Qualcomm (QCOM 1.45%) just released numbers for its fiscal fourth quarter and fiscal 2022 (which ended September 25). Investors reacted negatively to the report, as it revealed the fiscal Q1 2023 results would likely point to a "low double-digit percentage decline" in revenue.

Three key challenges currently hamper Qualcomm. However, with its attractive valuation and market lead, investors might have written off the semiconductor stock too quickly.

The reasons for Qualcomm's struggles

Indeed, slowing consumer spending is an ongoing concern, but the company's 10-K may have offered more insight into this issue. When Qualcomm publishes this document, it offers investors some geographical context for its growth.

Unfortunately for Qualcomm, even as overall revenue grew by 32%, its Asian markets carried the company. Growth in the U.S. stayed within the single digits and accounted for only 3% of the company's revenue. In contrast, revenue increases for its foreign markets came in well into the double digits, particularly in South Korea, Vietnam, and China.

Qualcomm - Revenue in 2022 By Country

Image source: Qualcomm 2022 10-K.

Its growth overseas also points to a second challenge that receives little attention: its dependence on China. In fiscal 2022, China accounted for almost 64% of Qualcomm's revenue, slightly less than the 67% revenue share in fiscal 2021.

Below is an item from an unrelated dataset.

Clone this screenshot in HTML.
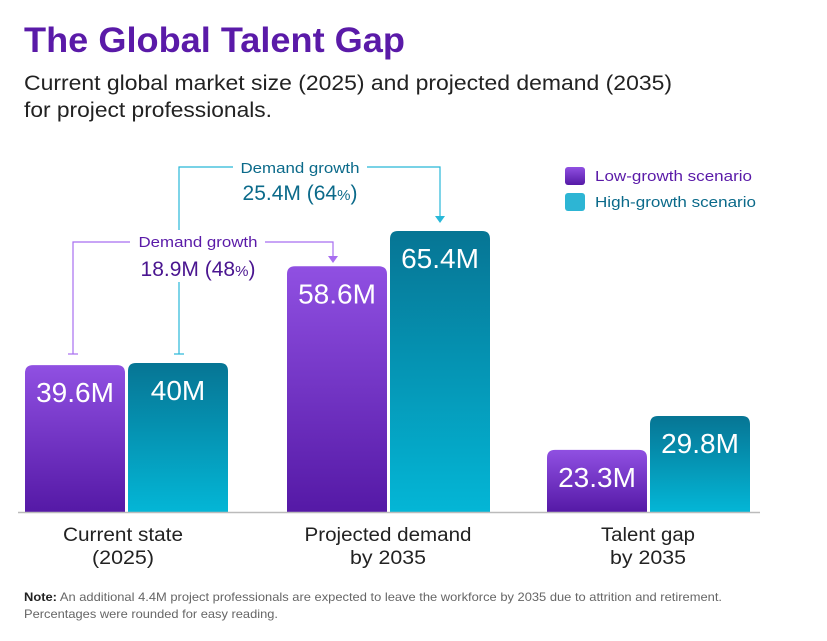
<!DOCTYPE html>
<html><head><meta charset="utf-8"><style>
body{margin:0;background:#fff;width:827px;height:636px;overflow:hidden;font-family:"Liberation Sans",sans-serif}
</style></head><body>
<svg width="827" height="636" viewBox="0 0 827 636">
<defs>
<linearGradient id="gp" x1="0" y1="0" x2="0" y2="1"><stop offset="0" stop-color="#9050e2"/><stop offset="1" stop-color="#5519a6"/></linearGradient>
<linearGradient id="gt" x1="0" y1="0" x2="0" y2="1"><stop offset="0" stop-color="#067594"/><stop offset="1" stop-color="#04b6d6"/></linearGradient>
</defs>
<text x="24" y="52" font-size="35" font-weight="bold" fill="#5a1aa8" textLength="381" lengthAdjust="spacingAndGlyphs">The Global Talent Gap</text>
<text x="24" y="90" font-size="21" fill="#222" textLength="648" lengthAdjust="spacingAndGlyphs">Current global market size (2025) and projected demand (2035)</text>
<text x="24" y="117" font-size="21" fill="#222" textLength="248" lengthAdjust="spacingAndGlyphs">for project professionals.</text>
<g>
<rect x="565" y="167" width="20" height="18" rx="3" fill="url(#gp)"/>
<text x="595" y="181" font-size="15" fill="#5a1aa8" textLength="157" lengthAdjust="spacingAndGlyphs">Low-growth scenario</text>
<rect x="565" y="193" width="20" height="18" rx="3" fill="#2db5d4"/>
<text x="595" y="207" font-size="15" fill="#0b6a8a" textLength="161" lengthAdjust="spacingAndGlyphs">High-growth scenario</text>
</g>
<g id="bars"></g>
<line x1="18" y1="512.5" x2="760" y2="512.5" stroke="#bbb" stroke-width="1.5"/>
<g font-size="19" fill="#222" text-anchor="middle" lengthAdjust="spacingAndGlyphs">
<text x="123" y="541" textLength="120" lengthAdjust="spacingAndGlyphs">Current state</text>
<text x="123" y="564" textLength="62" lengthAdjust="spacingAndGlyphs">(2025)</text>
<text x="388" y="541" textLength="167" lengthAdjust="spacingAndGlyphs">Projected demand</text>
<text x="388" y="564" textLength="76" lengthAdjust="spacingAndGlyphs">by 2035</text>
<text x="648" y="541" textLength="94" lengthAdjust="spacingAndGlyphs">Talent gap</text>
<text x="648" y="564" textLength="76" lengthAdjust="spacingAndGlyphs">by 2035</text>
</g>
<g fill="none" stroke-width="1.2">
<path d="M73 354 V242 H130 M265 242 H333 V256" stroke="#a86ef0"/>
<path d="M68 354 H78" stroke="#a86ef0"/>
<path d="M328 256 L338 256 L333 263 Z" fill="#a86ef0" stroke="none"/>
</g>
<g fill="none" stroke-width="1.2">
<path d="M179 230 V167 H233 M367 167 H440 V216 M179 282 V354" stroke="#28b8d8"/>
<path d="M174 354 H184" stroke="#28b8d8"/>
<path d="M435 216 L445 216 L440 223 Z" fill="#28b8d8" stroke="none"/>
</g>
<text x="198" y="247" font-size="15" fill="#5a1aa8" text-anchor="middle" textLength="119" lengthAdjust="spacingAndGlyphs">Demand growth</text>
<text x="198" y="276" font-size="21" fill="#4a1590" text-anchor="middle">18.9M (48<tspan font-size="15">%</tspan>)</text>
<text x="300" y="173" font-size="15" fill="#0b6a8a" text-anchor="middle" textLength="119" lengthAdjust="spacingAndGlyphs">Demand growth</text>
<text x="300" y="200" font-size="21" fill="#0b6a8a" text-anchor="middle">25.4M (64<tspan font-size="15">%</tspan>)</text>
<text x="24" y="601" font-size="12" fill="#666" textLength="698" lengthAdjust="spacingAndGlyphs"><tspan font-weight="bold" fill="#222">Note:</tspan> An additional 4.4M project professionals are expected to leave the workforce by 2035 due to attrition and retirement.</text>
<text x="24" y="618" font-size="12" fill="#666" textLength="254" lengthAdjust="spacingAndGlyphs">Percentages were rounded for easy reading.</text>
</svg>
<script>
const categories=["Current state (2025)","Projected demand by 2035","Talent gap by 2035"];
const lowValues=[39.6,58.6,23.3];
const highValues=[40,65.4,29.8];
const lowLabels=["39.6M","58.6M","23.3M"];
const highLabels=["40M","65.4M","29.8M"];
const baseY=512, domainMin=11.35, pxPerUnit=5.2;
function yScale(v){return baseY-(v-domainMin)*pxPerUnit;}
const groupX=[25,287,547], barW=100, gap=3;
const g=document.getElementById('bars');
const ns="http://www.w3.org/2000/svg";
function bar(x,v,fill,label,name){
  const y=yScale(v);
  const p=document.createElementNS(ns,'path');
  const r=8;
  p.setAttribute('d',`M${x} ${baseY} V${y+r} Q${x} ${y} ${x+r} ${y} H${x+barW-r} Q${x+barW} ${y} ${x+barW} ${y+r} V${baseY} Z`);
  p.setAttribute('fill',fill);
  
  
  g.appendChild(p);
  const t=document.createElementNS(ns,'text');
  t.setAttribute('x',x+barW/2);t.setAttribute('y',y+37);
  t.setAttribute('text-anchor','middle');t.setAttribute('font-size','28');
  t.setAttribute('fill','#fff');t.textContent=label;
  
  
  g.appendChild(t);
}
categories.forEach((c,i)=>{
  bar(groupX[i],lowValues[i],'url(#gp)',lowLabels[i],'bar-low-'+i);
  bar(groupX[i]+barW+gap,highValues[i],'url(#gt)',highLabels[i],'bar-high-'+i);
});
</script>
</body></html>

Nonetheless, deteriorating U.S.-China relations led to the U.S. banning sales of specific chips made with U.S. equipment to China. The portion of revenue coming from China already shows how deeply this can hurt Qualcomm. That pain could also increase significantly if U.S.-China relations worsen further.

A third challenge involves the company working to diversify away from smartphone chipsets. To this end, Qualcomm has added IoT and automotive segments. These comprised 18% and 4% of Qualcomm's revenue, respectively. They also pose risks, as each industry has numerous competitors.

The Qualcomm value proposition

Still, IoT revenue surged 37% year-over-year, while automotive increased 41% over the same period. With an estimated $30 billion design-win pipeline for its automotive segment, some investors could see Qualcomm as a screaming buy just for that reason.

Additionally, as some PC functionality moved to the smartphone, many smartphone functions will probably migrate to other devices. Hence, this diversification should pay off for Qualcomm in the long term.

Moreover, investors should remember that its handset and RF front-end segments continue to benefit from a 5G upgrade cycle. The handset segment not only makes up 66% of Qualcomm's revenue, but its revenue also increased 49% year-over-year, making it its fastest-growing segment.

Furthermore, the industry is in the midst of a 5G upgrade cycle. With Qualcomm having invented the 5G chipset, it continues to lead the industry even as companies like Taiwan-based MediaTek and Apple try to compete in that business.

Finally, investors should look at valuation. The stock's 45% decline from its 52-week high has decreased the company's P/E ratio to nine. This likely means that it would trade below Nvidia's 44 P/E ratio, even if China relations remain tense.

Putting Qualcomm into perspective

Investors should consider adding Qualcomm shares at current levels. Admittedly, sluggish sales, geopolitical tensions in China, and moves to diversify its revenue base bring uncertainty.

However, its diversification strategy could pay off in the long term. And short-term, Qualcomm continues to profit from a 5G upgrade cycle. Considering its nine P/E ratio, the market has likely priced in Qualcomm's challenges.